As far as online learning goes, I’ve always been a critic. I think it’s because most platforms I had used were difficult to navigate (I’m looking at you, Pearson learning labs). Recently though, I got directed to another online learning website called Coursera. I’m signed up for a few classes, but haven’t taken one yet, so I can’t speak for the actual efficacy. The offerings are quite good, though! I’m excited particularly about one on Kierkegaard, another on relationships, and another on business management.
The exciting part about all of this, for me, is that there are no limitations. As someone who loves to learn – it is my all-time favorite thing to do – it opens up a world of possibilities. It also doesn’t require that I pay or be in class, which lets me keep doing other things I’m interested in.

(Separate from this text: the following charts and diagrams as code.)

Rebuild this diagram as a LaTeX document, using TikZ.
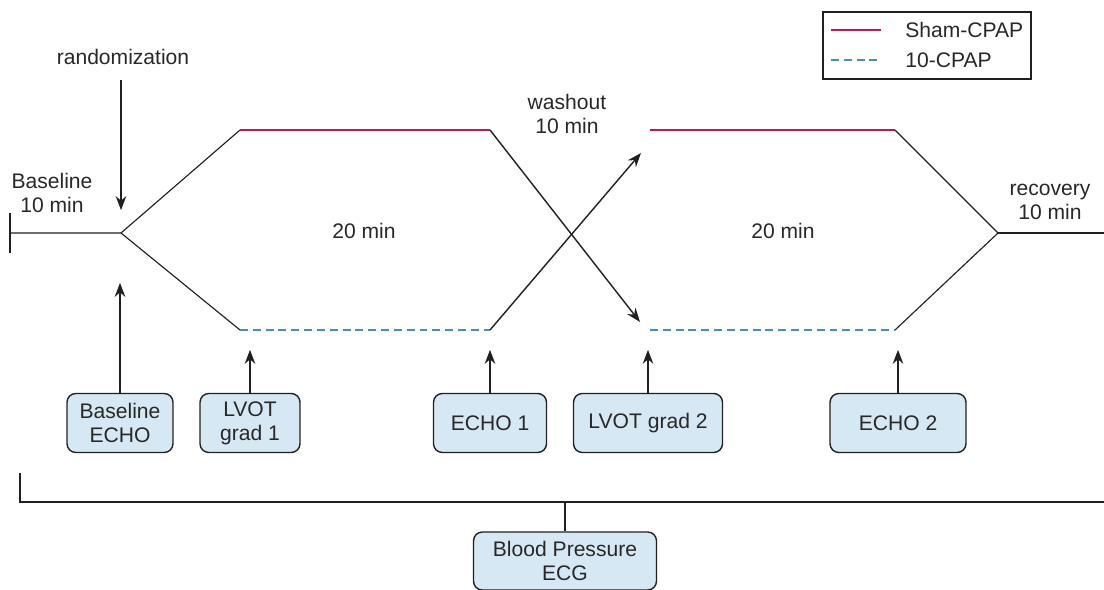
\documentclass[tikz,border=0pt]{standalone}
\usepackage{fontspec}
\setmainfont{Liberation Sans}
\usetikzlibrary{arrows.meta,positioning}
\definecolor{shamred}{RGB}{196,22,86}
\definecolor{cpapblue}{RGB}{74,140,186}
\definecolor{boxblue}{RGB}{214,232,244}
\definecolor{linegray}{RGB}{35,31,32}
\definecolor{txtgray}{RGB}{40,40,40}

\begin{document}
\begin{tikzpicture}[x=0.02cm, y=-0.02cm,
  font=\fontsize{12}{13.6}\selectfont,
  every node/.style={text=txtgray},
  lbl/.style={align=center, inner sep=1pt},
  mbox/.style={draw=linegray, fill=boxblue, rounded corners=5pt, align=center, minimum height=1.18cm, line width=0.8pt},
  arr/.style={-{Stealth[length=8pt,width=6pt]}, linegray, line width=0.8pt},
  arm/.style={linegray, line width=0.65pt},
  sham/.style={shamred, line width=1.3pt},
  cpap/.style={cpapblue, line width=1.3pt, dash pattern=on 4.5pt off 2.8pt}]
  \useasboundingbox (0,0) rectangle (1104,590);

  % time line
  \coordinate (b0) at (10,233);
  \coordinate (split) at (121,233);
  \coordinate (s1) at (240,130);
  \coordinate (t1) at (240,330);
  \coordinate (s1e) at (490,130);
  \coordinate (t1e) at (490,330);
  \coordinate (s2) at (650,130);
  \coordinate (t2) at (650,330);
  \coordinate (s2e) at (895,130);
  \coordinate (t2e) at (895,330);
  \coordinate (merge) at (998,233);
  \coordinate (rend) at (1104,233);
  \coordinate (downtip) at (640,322);
  \coordinate (uptip) at (641,153);

  \draw[arm] (10,213) -- (10,253);
  \draw[arm] (b0) -- (split) -- (s1);
  \draw[arm] (split) -- (t1);
  \draw[sham] (s1) -- (s1e);
  \draw[cpap] (t1) -- (t1e);
  \draw[arr] (s1e) -- (downtip);
  \draw[arr] (t1e) -- (uptip);
  \draw[sham] (s2) -- (s2e);
  \draw[cpap] (t2) -- (t2e);
  \draw[arm] (s2e) -- (merge) -- (t2e);
  \draw[arm] (merge) -- (rend);

  % labels
  \node[lbl] (rand) at (123,57) {randomization};
  \draw[arr, shorten >=13pt] (121,80) -- (split);
  \node[lbl] (base) at (52,193) {Baseline\\10 min};
  \node[lbl] (wash) at (567,114) {washout\\10 min};
  \node[lbl] (recov) at (1050,202) {recovery\\10 min};
  \node[lbl] (p1) at (364,231) {20 min};
  \node[lbl] (p2) at (783,231) {20 min};

  % legend
  \node[draw=linegray, line width=0.8pt, minimum width=4.16cm, minimum height=1.34cm] (legend) at (927,45.5) {};
  \draw[sham] (831,30) -- (881,30);
  \draw[cpap] (831,60) -- (881,60);
  \node[anchor=west, inner sep=0pt] (lsham) at (905,30) {Sham-CPAP};
  \node[anchor=west, inner sep=0pt] (lcpap) at (905,60) {10-CPAP};

  % measurements
  \node[mbox, minimum width=2.12cm] (bech) at (120,423) {Baseline\\ECHO};
  \node[mbox, minimum width=2.0cm] (lvot1) at (250,423) {LVOT\\grad 1};
  \node[mbox, minimum width=2.26cm] (echo1) at (490,423) {ECHO 1};
  \node[mbox, minimum width=2.98cm] (lvot2) at (648,423) {LVOT grad 2};
  \node[mbox, minimum width=2.72cm] (echo2) at (898,423) {ECHO 2};
  \draw[arr] (bech.north) -- ++(0,-110);
  \draw[arr] (lvot1.north) -- ++(0,-43);
  \draw[arr] (echo1.north) -- ++(0,-43);
  \draw[arr] (lvot2.north) -- ++(0,-43);
  \draw[arr] (echo2.north) -- ++(0,-43);

  % continuous monitoring
  \coordinate (brl) at (20,473);
  \coordinate (brc) at (20,502);
  \coordinate (brr) at (1104,502);
  \draw[linegray, line width=1.2pt] (brl) -- (brc) -- (brr);
  \node[mbox, minimum width=3.66cm, minimum height=1.16cm] (bp) at (565,561) {Blood Pressure\\ECG};
  \draw[arm] (bp.north) -- (bp.north |- brc);
\end{tikzpicture}
\end{document}
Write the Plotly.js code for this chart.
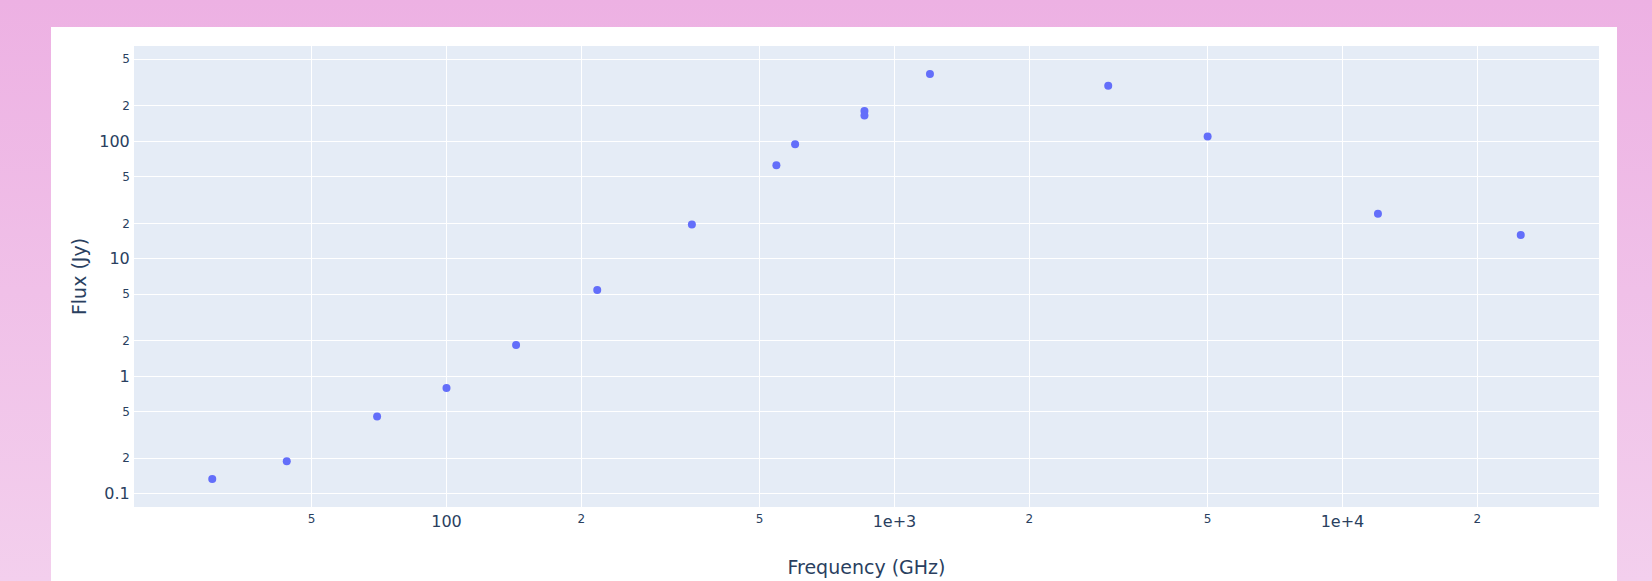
<!DOCTYPE html>
<html>
<head>
<meta charset="utf-8">
<script src="https://cdn.plot.ly/plotly-3.0.1.min.js"></script>
<style>
  html, body { margin: 0; padding: 0; width: 1652px; height: 581px; overflow: hidden;
    background: linear-gradient(to bottom, #edb1e3 0%, #f3cfed 100%); }
  #chart { position: absolute; left: 51px; top: 27px; width: 1566px; height: 560px; background: #fff; }
</style>
</head>
<body>
<div id="chart"></div>
<script>
const frequencyGHz = [30, 44, 70, 100, 143, 217, 353, 545, 600, 857, 857, 1200, 3000, 5000, 12000, 25000];
const fluxJy = [0.133, 0.188, 0.453, 0.79, 1.84, 5.4, 19.6, 62.4, 94.2, 181, 166, 374, 298, 110, 24.2, 15.9];

const trace = {
  x: frequencyGHz,
  y: fluxJy,
  type: 'scatter',
  mode: 'markers',
  marker: { color: '#636efa', size: 8 }
};

const layout = {
  width: 1566,
  height: 560,
  margin: { l: 83, r: 18, t: 19, b: 80 },
  paper_bgcolor: '#ffffff',
  plot_bgcolor: '#e5ecf6',
  font: { family: 'Verdana, "DejaVu Sans", sans-serif', size: 16, color: '#2a3f5f' },
  showlegend: false,
  xaxis: {
    type: 'log',
    exponentformat: 'e',
    title: { text: 'Frequency (GHz)', font: { size: 19 } },
    gridcolor: '#ffffff', linecolor: '#ffffff', zeroline: false,
    ticks: ''
  },
  yaxis: {
    type: 'log',
    exponentformat: 'e',
    title: { text: 'Flux (Jy)', font: { size: 19 } },
    gridcolor: '#ffffff', linecolor: '#ffffff', zeroline: false,
    ticks: ''
  }
};

Plotly.newPlot('chart', [trace], layout, { displayModeBar: false, staticPlot: true });
</script>
</body>
</html>
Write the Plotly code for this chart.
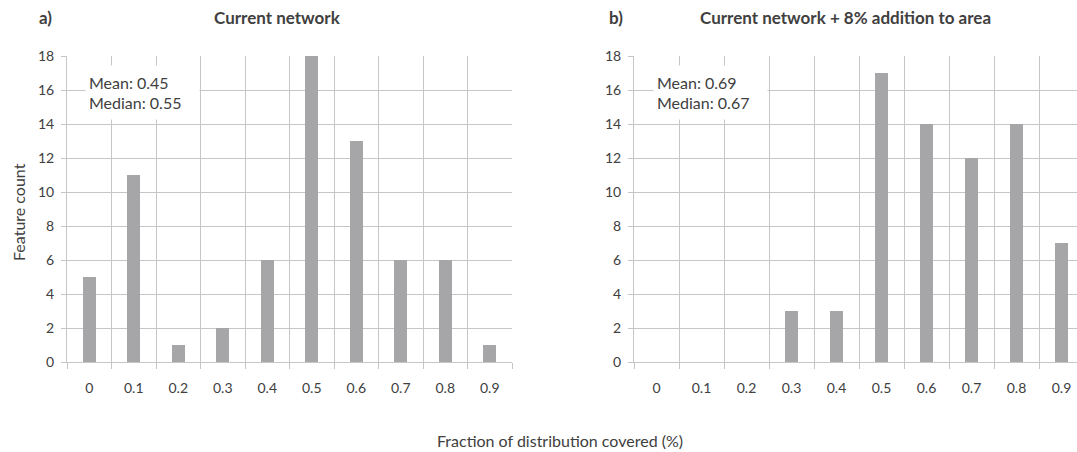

To everyone I argued with about online learning being a waste of time: this is me publicly eating my words. While I may lose some of the personal interaction a class offers, these platforms let me stay involved in learning even after classrooms are no longer a formal part of my life. I’m not saying they’re right for everyone, but I am saying that if you’re into learning new things, these are good ways to do it.